Renewable and low-carbon hydrogen is crucial for meeting the Paris Agreement goals to decarbonise hard-to-abate sectors. To reach the targets, hydrogen would need to meet around 15 percent of world energy demand by mid-century, according to DNV.


“We forecast that global hydrogen uptake is very low and late relative to Paris Agreement requirements — reaching 0.5 percent of global final energy mix in 2030 and 5 percent in 2050, although the share of hydrogen in the energy mix of some world regions will be double these percentages,” the classification society added. 

There have been many ambitious statements about the major role that hydrogen might play in the energy transition, but the amount of low-carbon and renewable hydrogen currently being produced is negligible. “That, of course, will change. But the key questions are when and by how much?,” said Remi Eriksen, group president and ceo of DNV. “We find that hydrogen is likely to satisfy just 5 percent of global energy demand by 2050 — two thirds less than it should be in a net-zero pathway. Clearly, much stronger policies are needed globally to push hydrogen to levels required to meet the Paris Agreement. Here it is instructive to look at the enabling policies in Europe where hydrogen will likely be 11 percent of the energy mix by 2050.”

Hydrogen is the most abundant element in the universe, but only available to us locked up in compounds like fossil fuels, gasses and water. It takes a great deal of energy to liberate those hydrogen molecules — either in ‘blue’ form via steam methane reforming of natural gas with CCS, or as ‘green’ hydrogen from water and renewable electricity via electrolysis. 

By 2050, more than 70 percent of hydrogen will be green. Eriksen added: “Owing to the energy losses involved in making green hydrogen, renewables should ideally first be used to chase coal and, to some extent, natural gas, out of the electricity mix. In practice, there will be some overlap, because hydrogen is an important form of storage for variable renewables. But it is inescapable that wind and solar PV are prerequisites for green hydrogen; the higher our ambitions, the greater the build-out of those sources must be.”
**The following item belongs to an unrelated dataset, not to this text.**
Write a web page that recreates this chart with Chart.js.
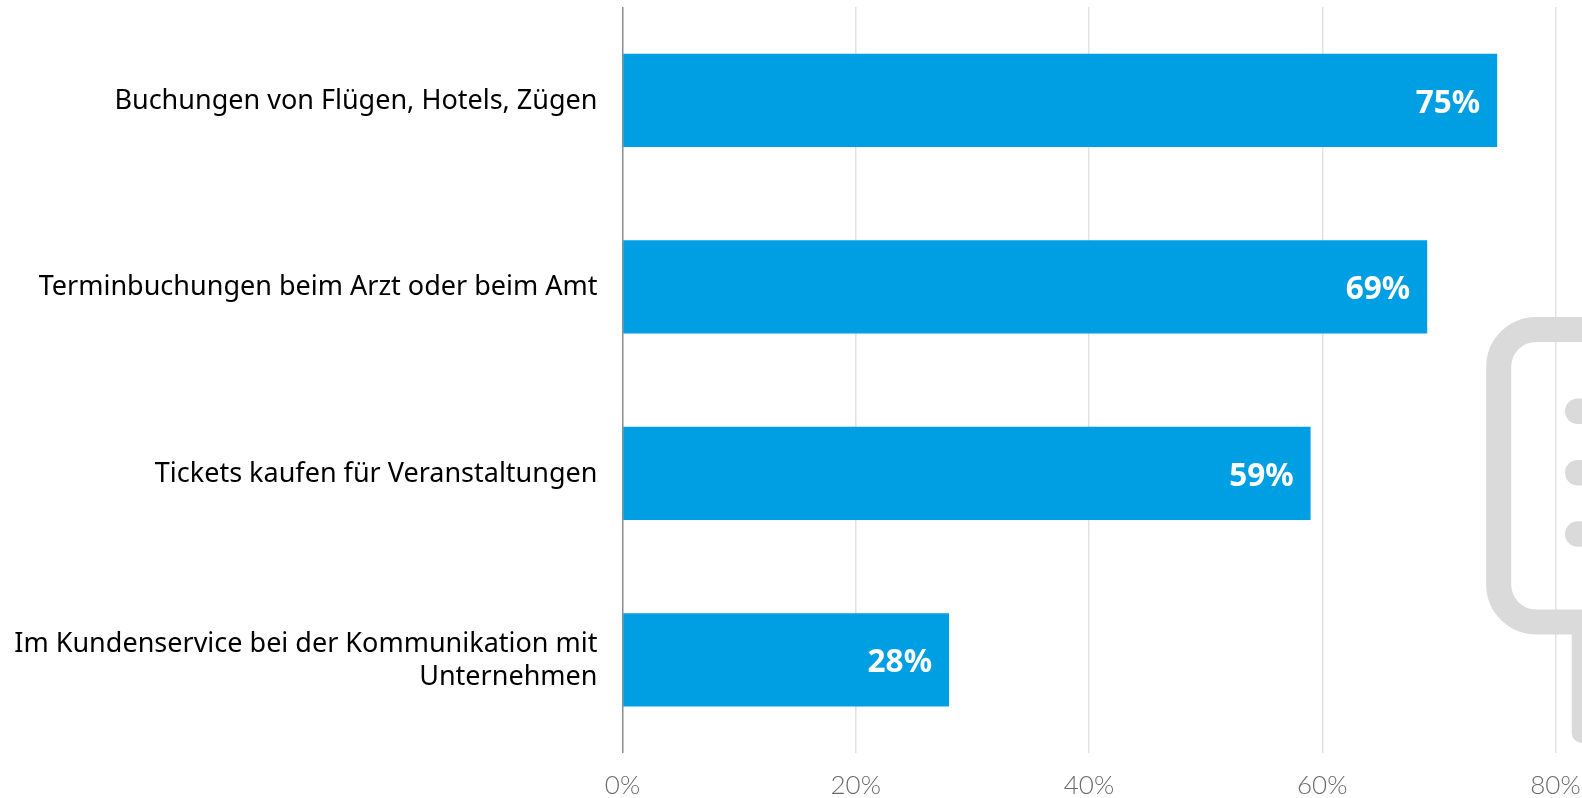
<!DOCTYPE html>
<html lang="de"><head><meta charset="utf-8">
<style>html,body{margin:0;padding:0;background:#fff}canvas{display:block}</style>
<script src="https://cdn.jsdelivr.net/npm/chart.js@4"></script>
</head><body><canvas id="c" width="1582" height="798"></canvas>
<script>
const categories = [
  "Buchungen von Flügen, Hotels, Zügen",
  "Terminbuchungen beim Arzt oder beim Amt",
  "Tickets kaufen für Veranstaltungen",
  ["Im Kundenservice bei der Kommunikation mit", "Unternehmen"]
];
const values = [75, 69, 59, 28];
const FAMILY = '"Noto Sans", sans-serif';

const icon = {
  id: 'icon',
  beforeDatasetsDraw(chart) {
    const c = chart.ctx;
    c.save();
    c.fillStyle = c.strokeStyle = '#dadada';
    c.lineWidth = 25;
    c.beginPath();
    c.roundRect(1498.7, 329.4, 300, 292.6, 37.5);
    c.stroke();
    c.beginPath();
    c.roundRect(1571.7, 620, 100, 123, 10);
    c.fill();
    [411.3, 472.7, 534].forEach(y => {
      c.beginPath();
      c.roundRect(1565, y - 12.7, 100, 25.4, 12.7);
      c.fill();
    });
    c.restore();
  }
};
const barLabels = {
  id: 'barLabels',
  afterDatasetsDraw(chart) {
    const c = chart.ctx;
    c.save();
    c.font = 'bold 31.5px ' + FAMILY;
    c.fillStyle = '#ffffff';
    c.textAlign = 'right';
    c.textBaseline = 'middle';
    chart.getDatasetMeta(0).data.forEach((bar, i) => {
      c.fillText(values[i] + '%', bar.x - 17, bar.y + 3.5);
    });
    c.restore();
  }
};
new Chart(document.getElementById('c'), {
  type: 'bar',
  data: { labels: categories, datasets: [{ data: values, backgroundColor: '#009fe3', barPercentage: 0.5, categoryPercentage: 1 }] },
  plugins: [icon, barLabels],
  options: {
    indexAxis: 'y', responsive: false, animation: false,
    layout: { padding: { top: 7, right: 26.5, left: 0, bottom: 0 } },
    plugins: { legend: { display: false }, tooltip: { enabled: false } },
    scales: {
      x: {
        min: 0, max: 80,
        afterFit(s) { s.height = 45; s.paddingLeft = 0; s.paddingRight = 0; },
        border: { display: false },
        grid: { drawTicks: false, lineWidth: 1.5, color: ctx => ctx.tick.value === 0 ? '#8c8c8c' : '#e2e2e2' },
        ticks: { stepSize: 20, padding: 17, maxRotation: 0, color: '#6a6a6a', font: { family: 'Lato, sans-serif', size: 26, weight: 300 }, callback: v => v + '%' }
      },
      y: {
        afterFit(s) { s.width = 622.5; s.paddingTop = 0; s.paddingBottom = 0; },
        border: { display: false },
        grid: { display: false, drawTicks: false },
        ticks: { padding: 25, labelOffset: 1, color: '#000000', font: { family: FAMILY, size: 27, lineHeight: 1.2 } }
      }
    }
  }
});
</script></body></html>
Hydrogen and its derivatives are particularly needed in hard-to-decarbonise sectors, such a high-heat industrial processes, aviation and shipping. “Because hydrogen is crucial for decarbonisation, safety must not become its Achilles heel. DNV is leading critical work in this regard: hydrogen facilities can be engineered to be as safe or better than widely-accepted natural gas facilities. That means safety measures must be designed into hydrogen production and distribution systems, which must be properly operated and maintained throughout their life cycles,” said Eriksen.

DNV projects global spend on producing hydrogen for energy purposes from now until 2050 will be USD6.8 trillion, with an additional USD180 billion spent on hydrogen pipelines and USD530 billion on building and operating ammonia terminals.

It also expects grid-based electrolysis costs to decrease significantly towards 2050 averaging around USD1.5/kg. 

The global average for blue hydrogen will fall from USD2.5 in 2030 to USD 2.2/kg in 2050. In regions like the USA with access to cheap gas, costs are already USD2/kg. Globally, green hydrogen will reach cost parity with blue within the next decade.

Green hydrogen will increasingly be the cheapest form of production in most regions. By 2050, 72 percent of hydrogen and derivatives used as energy carriers will be electricity based, and 28 percent blue hydrogen from fossil fuels with CCS, down from 34 percent in 2030. 

Cost considerations will lead to more than 50 percent of hydrogen pipelines globally being repurposed from natural gas pipelines, rising to as high as 80 percent in some regions, as the cost to repurpose pipelines is expected to be just 10-35 percent of new construction costs, DNV added.